As crude prices hit record levels in four years, Norway’s StatoilHydro ASA announced its decision to withdraw from a $4-billion oil sand upgrader project in Alberta province.
The company said “prohibitive construction costs, the state of the global economy, uncertain oil price outlook and lack of legislative clarity” made it impossible for it to continue with its bid for the project.
Extraction of oil from Alberta’s oil sands – which carry crude bitumen mixed with sand and minerals and, as Time magazine says, can “satisfy the world’s demand for petroleum for the next century” – has become a costly proposition.
It reportedly costs more than $80 to recover one barrel of crude from oil sands.
On the Toronto Stock Exchange (TSX) Thursday, energy and metal stocks slipped further as the composite index ended 239 points lower at 8,057.82.
Energy shares were down seven percent, with the giant EnCana Corp. retreating $3.06 to close at $49.82. Canadian Natural Resources shares also dived $6.37 to end the day at $41.
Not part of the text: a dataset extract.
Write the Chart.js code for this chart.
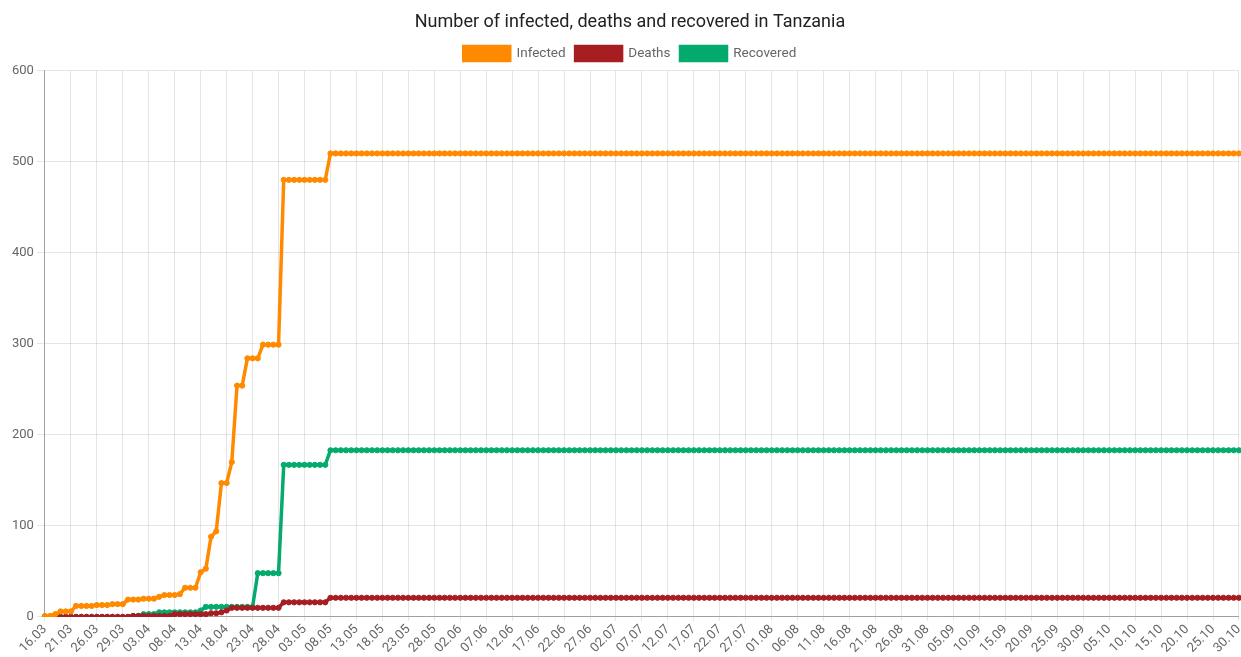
<!DOCTYPE html>
<html>
<head>
<meta charset="utf-8">
<title>Tanzania</title>
<script src="https://cdn.jsdelivr.net/npm/chart.js@4"></script>
<style>
  html, body { margin: 0; padding: 0; background: #fff; overflow: hidden; }
  #wrap { position: relative; width: 1251px; height: 657px; }
</style>
</head>
<body>
<div id="wrap"><canvas id="chart"></canvas></div>
<script>
// Dates as they appear on the x axis (the source has two doubled days in late March)
const dates = [
  '16.03','17.03','18.03','19.03','20.03','21.03','22.03','23.03','24.03','25.03','26.03',
  '27.03','27.03','28.03','28.03','29.03','30.03','31.03',
  '01.04','02.04','03.04','04.04','05.04','06.04','07.04','08.04','09.04','10.04',
  '11.04','12.04','13.04','14.04','15.04','16.04','17.04','18.04','19.04','20.04',
  '21.04','22.04','23.04','24.04','25.04','26.04','27.04','28.04','29.04','30.04',
  '01.05','02.05','03.05','04.05','05.05','06.05','07.05','08.05','09.05','10.05',
  '11.05','12.05','13.05','14.05','15.05','16.05','17.05','18.05','19.05','20.05',
  '21.05','22.05','23.05','24.05','25.05','26.05','27.05','28.05','29.05','30.05','31.05',
  '01.06','02.06','03.06','04.06','05.06','06.06','07.06','08.06','09.06','10.06',
  '11.06','12.06','13.06','14.06','15.06','16.06','17.06','18.06','19.06','20.06',
  '21.06','22.06','23.06','24.06','25.06','26.06','27.06','28.06','29.06','30.06',
  '01.07','02.07','03.07','04.07','05.07','06.07','07.07','08.07','09.07','10.07',
  '11.07','12.07','13.07','14.07','15.07','16.07','17.07','18.07','19.07','20.07',
  '21.07','22.07','23.07','24.07','25.07','26.07','27.07','28.07','29.07','30.07','31.07',
  '01.08','02.08','03.08','04.08','05.08','06.08','07.08','08.08','09.08','10.08',
  '11.08','12.08','13.08','14.08','15.08','16.08','17.08','18.08','19.08','20.08',
  '21.08','22.08','23.08','24.08','25.08','26.08','27.08','28.08','29.08','30.08','31.08',
  '01.09','02.09','03.09','04.09','05.09','06.09','07.09','08.09','09.09','10.09',
  '11.09','12.09','13.09','14.09','15.09','16.09','17.09','18.09','19.09','20.09',
  '21.09','22.09','23.09','24.09','25.09','26.09','27.09','28.09','29.09','30.09',
  '01.10','02.10','03.10','04.10','05.10','06.10','07.10','08.10','09.10','10.10',
  '11.10','12.10','13.10','14.10','15.10','16.10','17.10','18.10','19.10','20.10',
  '21.10','22.10','23.10','24.10','25.10','26.10','27.10','28.10','29.10','30.10'
];

const infected = [
  1,1,3,6,6,6,12,12,12,12,
  13,13,13,14,14,14,19,19,19,20,
  20,20,22,24,24,24,25,32,32,32,
  49,53,88,94,147,147,170,254,254,284,
  284,284,299,299,299,299,480,480,480,480,
  480,480,480,480,480,
  509,509,509,509,509,509,509,509,509,509,509, 509,509,509,509,509,509,509,509,509,509,509,
  509,509,509,509,509,509,509,509,509,509,509, 509,509,509,509,509,509,509,509,509,509,509,
  509,509,509,509,509,509,509,509,509,509,509, 509,509,509,509,509,509,509,509,509,509,509,
  509,509,509,509,509,509,509,509,509,509,509, 509,509,509,509,509,509,509,509,509,509,509,
  509,509,509,509,509,509,509,509,509,509,509, 509,509,509,509,509,509,509,509,509,509,509,
  509,509,509,509,509,509,509,509,509,509,509, 509,509,509,509,509,509,509,509,509,509,509,
  509,509,509,509,509,509,509,509,509,509,509, 509,509,509,509,509,509,509,509,509,509,509,
  509,509,509,509,509,509,509,509,509,509,509, 509,509,509,509,509,509,509,509,509,509,509
];

const deaths = [
  0,0,0,0,0,0,0,0,0,0,
  0,0,0,0,0,0,0,1,1,1,
  1,1,1,1,1,3,3,3,3,3,
  3,3,4,4,5,7,10,10,10,10,
  10,10,10,10,10,10,16,16,16,16,
  16,16,16,16,16,
  21,21,21,21,21,21,21,21,21,21,21, 21,21,21,21,21,21,21,21,21,21,21,
  21,21,21,21,21,21,21,21,21,21,21, 21,21,21,21,21,21,21,21,21,21,21,
  21,21,21,21,21,21,21,21,21,21,21, 21,21,21,21,21,21,21,21,21,21,21,
  21,21,21,21,21,21,21,21,21,21,21, 21,21,21,21,21,21,21,21,21,21,21,
  21,21,21,21,21,21,21,21,21,21,21, 21,21,21,21,21,21,21,21,21,21,21,
  21,21,21,21,21,21,21,21,21,21,21, 21,21,21,21,21,21,21,21,21,21,21,
  21,21,21,21,21,21,21,21,21,21,21, 21,21,21,21,21,21,21,21,21,21,21,
  21,21,21,21,21,21,21,21,21,21,21, 21,21,21,21,21,21,21,21,21,21,21
];

const recovered = [
  0,0,0,0,0,0,0,0,0,0,
  0,0,0,0,0,0,0,1,1,3,
  3,3,5,5,5,5,5,5,5,5,
  7,11,11,11,11,11,11,11,11,11,
  11,48,48,48,48,48,167,167,167,167,
  167,167,167,167,167,
  183,183,183,183,183,183,183,183,183,183,183, 183,183,183,183,183,183,183,183,183,183,183,
  183,183,183,183,183,183,183,183,183,183,183, 183,183,183,183,183,183,183,183,183,183,183,
  183,183,183,183,183,183,183,183,183,183,183, 183,183,183,183,183,183,183,183,183,183,183,
  183,183,183,183,183,183,183,183,183,183,183, 183,183,183,183,183,183,183,183,183,183,183,
  183,183,183,183,183,183,183,183,183,183,183, 183,183,183,183,183,183,183,183,183,183,183,
  183,183,183,183,183,183,183,183,183,183,183, 183,183,183,183,183,183,183,183,183,183,183,
  183,183,183,183,183,183,183,183,183,183,183, 183,183,183,183,183,183,183,183,183,183,183,
  183,183,183,183,183,183,183,183,183,183,183, 183,183,183,183,183,183,183,183,183,183,183
];

const yTicks = [0, 100, 200, 300, 400, 500, 600];
const LABEL_EVERY = 5;

const ORANGE = '#ff8a00';
const RED = '#a61e22';
const GREEN = '#05aa6d';
const GRID = 'rgba(0,0,0,0.1)';

function series(label, data, color) {
    return {
        label: label,
        data: data,
        borderColor: color,
        backgroundColor: color,
        pointBackgroundColor: color,
        pointBorderColor: color,
        borderWidth: 3.5,
        pointRadius: 2.6,
        pointBorderWidth: 1,
        tension: 0,
        fill: false
    };
}

Chart.defaults.font.family = 'Roboto, "Open Sans", sans-serif';
Chart.defaults.color = '#666';

new Chart(document.getElementById('chart'), {
    type: 'line',
    data: {
        labels: dates,
        datasets: [
            series('Infected', infected, ORANGE),
            series('Deaths', deaths, RED),
            series('Recovered', recovered, GREEN)
        ]
    },
    options: {
        responsive: true,
        maintainAspectRatio: false,
        animation: false,
        layout: { padding: { left: 9, right: 0, top: 0, bottom: 0 } },
        plugins: {
            title: {
                display: true,
                text: 'Number of infected, deaths and recovered in Tanzania',
                color: '#222',
                font: { size: 18, weight: 'normal' },
                padding: { top: 12, bottom: 3 }
            },
            legend: {
                position: 'top',
                labels: {
                    boxWidth: 46,
                    boxHeight: 14,
                    color: '#666',
                    font: { size: 13.5 },
                    padding: 10
                }
            },
            tooltip: { enabled: false }
        },
        scales: {
            x: {
                grid: { color: GRID, tickLength: 4 },
                border: { color: 'rgba(0,0,0,0.3)' },
                afterFit: function(scale) {
                    // leave a little room on the right like the original canvas
                    scale.paddingRight = Math.max(scale.paddingRight, 11);
                },
                ticks: {
                    autoSkip: false,
                    minRotation: 45,
                    maxRotation: 45,
                    color: '#666',
                    font: { size: 13 },
                    padding: 1,
                    callback: function(value, index) {
                        return index % LABEL_EVERY === 0 ? dates[index] : null;
                    }
                }
            },
            y: {
                min: yTicks[0],
                max: yTicks[yTicks.length - 1],
                grid: { color: GRID },
                border: { color: 'rgba(0,0,0,0.3)' },
                afterBuildTicks: function(axis) {
                    axis.ticks = yTicks.map(v => ({ value: v }));
                },
                ticks: {
                    color: '#666',
                    font: { size: 13 }
                }
            }
        }
    }
});
</script>
</body>
</html>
In the financial sector, top Canadian banks reported marginal losses, with the nation’s number one bank Royal Bank down $1.08 to close the day at $37.17. TD Bank shares were down 58 cents to end at $41.92.
Falling crude prices continued to push the Canadian dollar down against the greenback. The loonie – as the Canadian is called – slipped 1.54 cents to end at 78.24 cents US.